2 hours ago

'Damning non-answer': Vance refuses to acknowledge Trump lost the 2020 election

Republican vice presidential nominee JD Vance refused to acknowledge that Donald Trump lost the 2020 presidential election during the vice presidential debate Tuesday and downplayed the seriousness of the Jan. 6 attack on the U.S. Capitol, which injured more than 140 law enforcement officers.

He also declined to say whether he would seek to challenge the results of this year's election.

Toward the end of the debate, Democratic vice presidential candidate Gov. Tim Walz asked Vance, a senator from Ohio, to affirm that Trump lost the last election.

“Did he lose the 2020 election?” Walz asked.

"Tim, I'm focused on the future," Vance replied before he pivoted to press Walz about censorship on social media.

"That is a damning non-answer," Walz said. "I'm pretty shocked by this. He lost the election. This is not a debate, it's not anything anywhere other than in Donald Trump's world."

Walz noted that the reason former Vice President Mike Pence — who was the target of "hang Mike Pence" chants from pro-Trump rioters who invaded the Capitol in 2021 — wasn't on the debate stage is that he refused to overturn the election on Trump's behalf.

Trump faces federal criminal charges in connection with his efforts to overturn the 2020 election through what a federal grand jury alleged was a conspiracy to delegitimize the election with a campaign of "unsupported, objectively unreasonable, and ever-changing" claims that special counsel Jack Smith alleges he knew were false. Trump has pleaded not guilty, but while some Trump supporters connected to the attack have conceded they feel like gullible “idiots” for having believed Trump's lies, Trump has continued publicly to repeat his falsehoods about the election. Trump once again refused last month to admit he lost.

Walz said that it was important to be “honest” about what happened on Jan. 6 and that Americans should not engage in “revisionist history” about the attack.

"America, I think you've got a real clear choice on this election on who's going to honor that democracy and who's going to honor Donald Trump," Walz said Tuesday.

“This has got to stop. It’s tearing our country apart,” he said.

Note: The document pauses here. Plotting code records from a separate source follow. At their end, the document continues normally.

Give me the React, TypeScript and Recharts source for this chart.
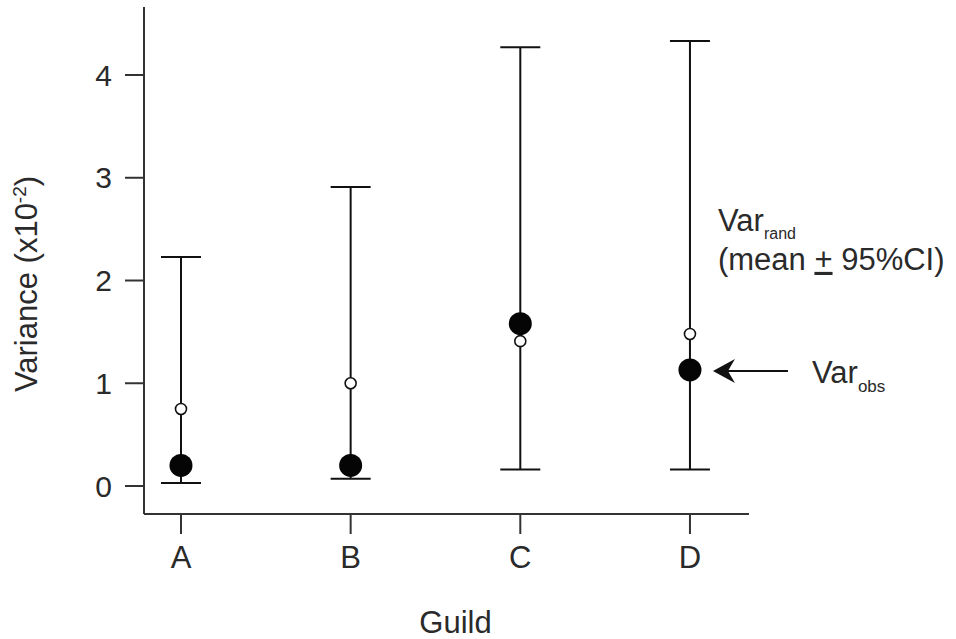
import { ComposedChart, ErrorBar, ReferenceDot, Scatter, XAxis, YAxis } from 'recharts'

const guilds = ['A', 'B', 'C', 'D']
const randMean = [0.75, 1.0, 1.41, 1.48]
const randLower = [0.03, 0.07, 0.16, 0.16]
const randUpper = [2.23, 2.91, 4.27, 4.33]
const observed = [0.2, 0.2, 1.58, 1.13]
const yTicks = [0, 1, 2, 3, 4]

const FONT = '"Liberation Sans", Arial, sans-serif'
const INK = '#111'
const TEXT = '#2a2a2a'

const data = guilds.map((guild, i) => ({
  pos: i,
  guild,
  mean: randMean[i],
  obs: observed[i],
  ci: [randMean[i] - randLower[i], randUpper[i] - randMean[i]],
}))

function OpenDot({ cx, cy }: any) {
  return <circle cx={cx} cy={cy} r={5.5} fill="#fff" stroke={INK} strokeWidth={1.6} />
}

function FilledDot({ cx, cy }: any) {
  return <circle cx={cx} cy={cy} r={11.5} fill="#050505" />
}

function VarianceLabel() {
  return (
    <text x={37} y={284} transform="rotate(-90 37 284)" textAnchor="middle" fill={TEXT} fontSize={31} fontFamily={FONT}>
      Variance (x10
      <tspan dy={-11} fontSize={19}>-2</tspan>
      <tspan dy={11}>)</tspan>
    </text>
  )
}

// arrow + captions hang off the observed point of the last guild
function Notes({ cx, cy }: any) {
  const y = cy + 1
  return (
    <g fontFamily={FONT} fill={TEXT}>
      <text x={cx + 28} y={cy - 139} fontSize={31}>
        Var<tspan dy={8} fontSize={16}>rand</tspan>
      </text>
      <text x={cx + 28} y={cy - 100} fontSize={31}>
        (mean <tspan textDecoration="underline">+</tspan> 95%CI)
      </text>
      <line x1={cx + 34} y1={y} x2={cx + 98} y2={y} stroke={INK} strokeWidth={2} />
      <polygon
        points={`${cx + 23},${y} ${cx + 45},${y - 12} ${cx + 38},${y} ${cx + 45},${y + 12}`}
        fill={INK}
      />
      <text x={cx + 122} y={cy + 13} fontSize={31}>
        Var<tspan dy={9} fontSize={17}>obs</tspan>
      </text>
    </g>
  )
}

export default function App() {
  return (
    <div style={{ position: 'absolute', left: 0, top: 0, width: 956, height: 639, background: '#fff' }}>
      <ComposedChart width={956} height={639} data={data} margin={{ top: 7, right: 207, bottom: 0, left: 0 }}>
        <XAxis
          type="number"
          dataKey="pos"
          domain={[-0.218, 3.348]}
          ticks={[0, 1, 2, 3]}
          interval={0}
          tickFormatter={(i: number) => guilds[i]}
          height={125}
          tickSize={20}
          tickMargin={12}
          axisLine={{ stroke: '#333', strokeWidth: 2 }}
          tickLine={{ stroke: '#333', strokeWidth: 2 }}
          tick={{ fill: TEXT, fontSize: 31, fontFamily: FONT }}
          allowDataOverflow
          label={{
            value: 'Guild',
            position: 'insideBottom',
            offset: 6,
            dx: 9,
            fill: TEXT,
            fontSize: 31,
            fontFamily: FONT,
          }}
        />
        <YAxis
          type="number"
          domain={[-0.2725, 4.662]}
          ticks={yTicks}
          interval={0}
          width={144}
          tickSize={19}
          tickMargin={13}
          axisLine={{ stroke: '#333', strokeWidth: 2 }}
          tickLine={{ stroke: '#333', strokeWidth: 2 }}
          tick={{ fill: TEXT, fontSize: 30, fontFamily: FONT }}
          allowDataOverflow
          label={{ content: <VarianceLabel /> }}
        />
        <Scatter dataKey="mean" shape={<OpenDot />} isAnimationActive={false}>
          <ErrorBar dataKey="ci" direction="y" width={20} stroke={INK} strokeWidth={2} isAnimationActive={false} />
        </Scatter>
        <Scatter dataKey="obs" shape={<FilledDot />} isAnimationActive={false} />
        <ReferenceDot x={3} y={observed[3]} r={0} shape={<Notes />} />
      </ComposedChart>
    </div>
  )
}
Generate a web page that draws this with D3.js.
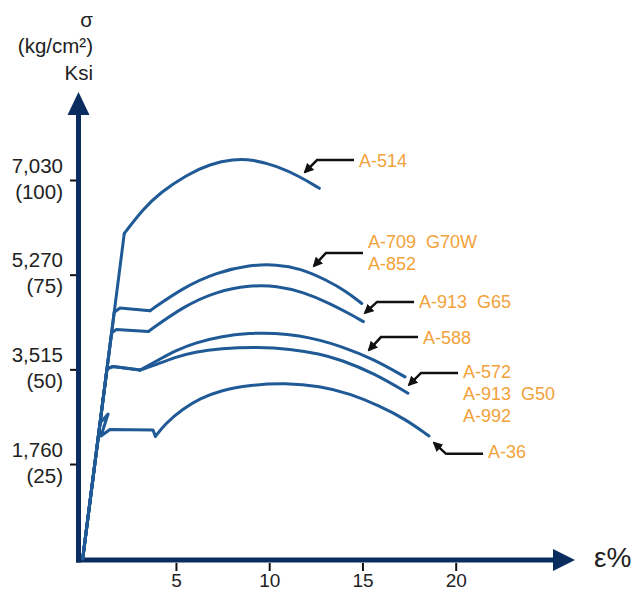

"I don't think we can be the frog in the pot and let the boiling water go up," Walz continued. "Sometimes you really want to win, but the democracy is bigger than winning an election."

Asked by one of the debate moderators whether he would challenge the election results this fall, even if the results are certified in every state, Vance first said he wanted to talk about the future. He then added: "Look, what President Trump has said is that there were problems in 2020, and my own belief is that we should fight about those issues, debate those issues peacefully in the public square. And that's all I've said, and that's all that Donald Trump has said."

Vance also said Trump asked “protesters” to “peacefully” go to the Capitol in his speech on Jan. 6 and that Trump “left the White House” on Jan. 20, 2021, the day President Joe Biden was inaugurated.

When Walz asked him to acknowledge that Trump lost the election, Vance again said he wanted to talk about the future but then pivoted back to the 2016 election, comparing Trump's false election claims to Democrats who protested Trump's win over Hillary Clinton in 2016, referring to factual claims of a Russia-based campaign to boost Trump in that election on social media.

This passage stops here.